FIGURA POPULAR DE NISA
Morreu o Adolfo!
Adolfo
da Graça Costa Moura, o popular Adolfo, faleceu no passado dia 25 de Junho.
Tinha 70 anos e morreu da mesma forma como viveu: tranquilamente, sem um
queixume, como uma criança, grande, que espalhou ternura pelas ruas da vila.
Chego
aqui, estou no princípio e as palavras não saem, ordenadas, como as desejo.

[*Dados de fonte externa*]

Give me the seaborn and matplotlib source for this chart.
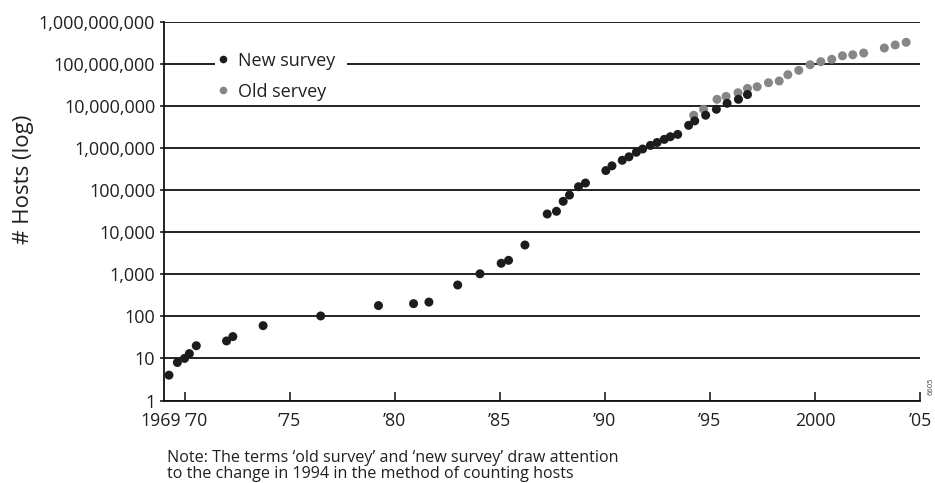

É a eterna
dificuldade de escrever, de traduzir em letras, significados e significantes,
sentimentos, afectos,
memórias, diluídas num tempo, longo, de quase 50 anos.
É a
Praça - sem pelourinho, sem árvores "fantasmas", o chão de terra
batida, onde rolava o pião
das nicas, os jogos de hóquei sem patins e sem calçado - o lugar de todos os
encontros e
desencontros. Em muitos deles entrava o Adolfo, na altura ainda jovem e de
perna ligeira.
Era o
"terror" da criançada. Na verdade, era o contrário. O Adolfo, que
nunca foi menino nem senhor,
mas era senhor de uma humildade de todo o tamanho, não fazia mal a uma mosca. Nós,
sim. A minha e outras gerações de rapazes fizeram a "vida negra" ao
Adolfo.
Conhecíamos-lhe
os pontos fracos, os nomes e adjectivos de que não gostava e acicatávamo-lo.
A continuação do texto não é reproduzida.